The film score for Mr. Brooks was composed by Ramin Djawadi. The soundtrack album was released on May 22, 2007.

The film's soundtrack features Ramin Djawadi's score and the song "Vicious Traditions" by The Veils. Ramin Djawadi was nominated for the World Soundtrack Award in category Discovery of the Year in 2007.

| No. | Title | Length |
|---|---|---|
| 1. | "One Last Question" | 0:43 |
| 2. | "Vicious Traditions" (by The Veils) | 4:46 |
| 3. | "Regrets of an Artist" | 2:08 |
| 4. | "The Thumbprint Killer" | 4:44 |
| 5. | "Addiction" | 2:43 |
| 6. | "Hallway Burial" | 2:03 |
| 7. | "Detective Atwood" | 2:24 |
| 8. | "Unwelcome Partner" | 3:16 |
| 9. | "Suicide Note" | 3:05 |
| 10. | "Decision" | 5:01 |
| 11. | "Meet Meeks" | 3:42 |
| 12. | "Her Story" | 2:24 |
| 13. | "Are We Alone" | 1:38 |
| 14. | "Realization" | 1:42 |
| 15. | "A Clue" | 3:35 |
| 16. | "Mr. Brooks" | 3:31 |
| 17. | "Graveyard Standoff" | 3:36 |
| Total length: |  | 51:01 |

==Sequels==
On the director's commentary, Bruce Evans said that the film was to be the first of a trilogy, but as with any franchise it depended on the film's profits. Despite its commercial success, there are no plans to make further films. Speaking in April 2009, Panabaker said, "Everybody wanted to make a trilogy. I saw Kevin [Costner] last summer and we still would love to. The idea of my character and Kevin's character, it'd be so much fun. I think you got to see how manipulative they both are with each other. I would have loved to have done three."
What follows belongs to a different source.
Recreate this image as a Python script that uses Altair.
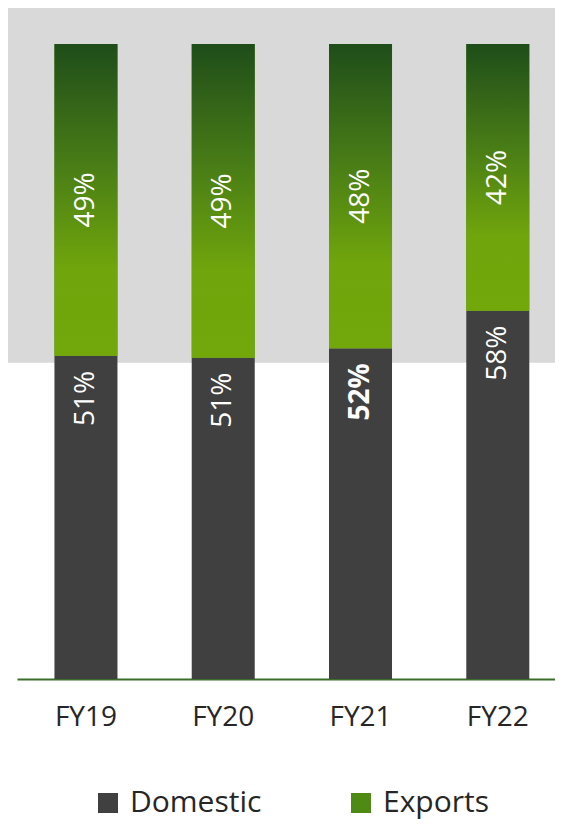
import altair as alt
import pandas as pd

years = ["FY19", "FY20", "FY21", "FY22"]
domestic = [50.9, 50.6, 52.1, 58.0]
exports = [49.1, 49.4, 47.9, 42.0]
domestic_bold = [False, False, True, False]
series = ["Domestic", "Exports"]

rows = []
for i, yr in enumerate(years):
    rows.append(dict(year=yr, type="Domestic", y0=0, y1=domestic[i],
                     label=f"{round(domestic[i])}%", bold=domestic_bold[i]))
    rows.append(dict(year=yr, type="Exports", y0=domestic[i], y1=domestic[i] + exports[i],
                     label=f"{round(exports[i])}%", bold=False))
df = pd.DataFrame(rows)
df["mid"] = (df["y0"] + df["y1"]) / 2

FONT = "Open Sans"
W, H = 538, 671
ymax = 105.67

xscale = alt.Scale(paddingInner=0.541, paddingOuter=0.23, align=0.593)
xenc = alt.X("year:N", sort=years, scale=xscale,
             axis=alt.Axis(title=None, labelAngle=0, ticks=False, labelFontSize=28,
                           labelColor="#262626", labelFont=FONT, labelPadding=24,
                           domainColor="#3b6e2b", domainWidth=2))
yscale = alt.Scale(domain=[0, ymax], nice=False, zero=True)

base = alt.Chart(df)

bg = alt.Chart(pd.DataFrame({"v": [49.8]})).mark_rect(color="#d9d9d9").encode(
    x=alt.value(-9), x2=alt.value(W),
    y=alt.Y("v:Q", scale=yscale, axis=None), y2=alt.value(0))

bars = base.mark_bar().encode(
    x=xenc,
    y=alt.Y("y1:Q", scale=yscale, axis=None),
    y2="y0:Q",
    color=alt.Color("type:N", scale=alt.Scale(domain=series, range=["#404040", "#4f8a14"]),
                    legend=alt.Legend(title=None, orient="none", direction="horizontal",
                                      legendX=76, legendY=780, symbolType="square",
                                      symbolSize=400, symbolStrokeWidth=0,
                                      labelFontSize=30, labelFont=FONT, labelColor="#262626",
                                      labelOffset=7, columnPadding=84)))

grad = alt.Gradient(gradient="linear", x1=0, x2=0, y1=0, y2=1,
                    stops=[alt.GradientStop(color="#1f4d1a", offset=0),
                           alt.GradientStop(color="#4a7e16", offset=0.4),
                           alt.GradientStop(color="#70a50c", offset=0.72),
                           alt.GradientStop(color="#73a80b", offset=1)])

exp_bars = base.transform_filter(alt.datum.type == "Exports").mark_bar(color=grad).encode(
    x=alt.X("year:N", sort=years, scale=xscale),
    y=alt.Y("y1:Q", scale=yscale, axis=None), y2="y0:Q")

exp_text = base.transform_filter(alt.datum.type == "Exports").mark_text(
    angle=270, align="center", baseline="middle", color="white", fontSize=28, font=FONT
).encode(x=alt.X("year:N", sort=years, scale=xscale),
         y=alt.Y("mid:Q", scale=yscale, axis=None), text="label:N")

dom = base.transform_filter(alt.datum.type == "Domestic")
dom_text = dom.transform_filter(alt.datum.bold == False).mark_text(
    angle=270, align="right", baseline="middle", color="white", fontSize=28, font=FONT, dx=-15
).encode(x=alt.X("year:N", sort=years, scale=xscale),
         y=alt.Y("y1:Q", scale=yscale, axis=None), text="label:N")
dom_text_b = dom.transform_filter(alt.datum.bold == True).mark_text(
    angle=270, align="right", baseline="middle", color="white", fontSize=28, font=FONT,
    fontWeight="bold", dx=-15
).encode(x=alt.X("year:N", sort=years, scale=xscale),
         y=alt.Y("y1:Q", scale=yscale, axis=None), text="label:N")

chart = alt.layer(bg, bars, exp_bars, exp_text, dom_text, dom_text_b).properties(
    width=W, height=H, padding={"left": 0, "top": 0, "right": 0, "bottom": 4}
).configure_view(stroke=None)

chart.save("out.html", embed_options={"renderer": "svg", "actions": False})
Speaking with Jason Jenkins at Bloody Disgusting in 2020, Evans further elaborated on what the follow-ups might have entailed. "'Someone would have kidnapped his family, having no idea who they were dealing with,' Evans notes, pointing out that the kidnappers would not only be contending with the murderous Brooks, but his burgeoning psychopath of a daughter as well." Evans noted that Brooks's id Marshall would have returned, and have been "killed" by Brooks at some point in the second film, eventually being resurrected and returning “angrier and more perverse”. Furthermore, Evans revealed that the third film, which would have found Brooks and Jane at odds with one another, would have ended with Brooks killing both himself and his daughter, having realized that there is no hope for either of them.